The United States is talking with Russia about renewing the verification provisions, said panel member Paula DeSutter, U.S. assistant secretary of state for verification, compliance and implementation. “We will be working on the ‘What happens after START issue’ with our Russian partners,” she said. 

However, a senior Bush administration official familiar with U.S. negotiations with Russia said no date has been set to discuss renewing the verification mechanisms.

Russia and the United States need to broadly agree on what mechanisms work and if they need to be continued, the official added. “We don’t want to just talk about the narrow definition of this and that and this.” The official did not elaborate on controversial provisions of the treaty.

The official said the United States and Russia need to re-evaluate whether verification mechanisms are still needed given increased military cooperation and transparency between the two countries. 

The State Department in September declared that Russia was violating certain verification mechanisms of the treaty. Russia has prevented U.S. officials from inspecting nuclear warhead re-entry vehicles to ensure that Moscow is accurately representing the number of warheads it deploys, the department said in a report. Moscow has also stopped U.S. inspectors from examining launch canisters to determine if any are carrying a missile, and failed to share required telemetry information following ICBM tests, according to the report. The State Department attributes Russia’s noncompliance to differing interpretations of the treaty. 

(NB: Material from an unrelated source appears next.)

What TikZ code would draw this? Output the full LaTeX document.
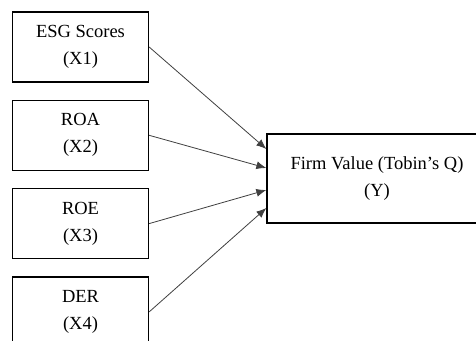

The United States must use “all available tools,” including ongoing verification mechanisms, to ensure treaty compliance, said Michael Krepon, co-founder of the Henry L. Stimson Center.   Abandoning verification of existing treaties is “walking away from hard-won gains,” he said. 

Verification negotiations for disarmament treaties between the United States and Russia have deteriorated after years of cooperation due to political differences between leaders of each nation, said James Goodby, nonresident fellow at the Brookings Institution and former Foreign Service officer. He said this relationship must be maintained. 

“The Russian/American relationship today is not what we all want it to be,” he said. “I think we can do better.”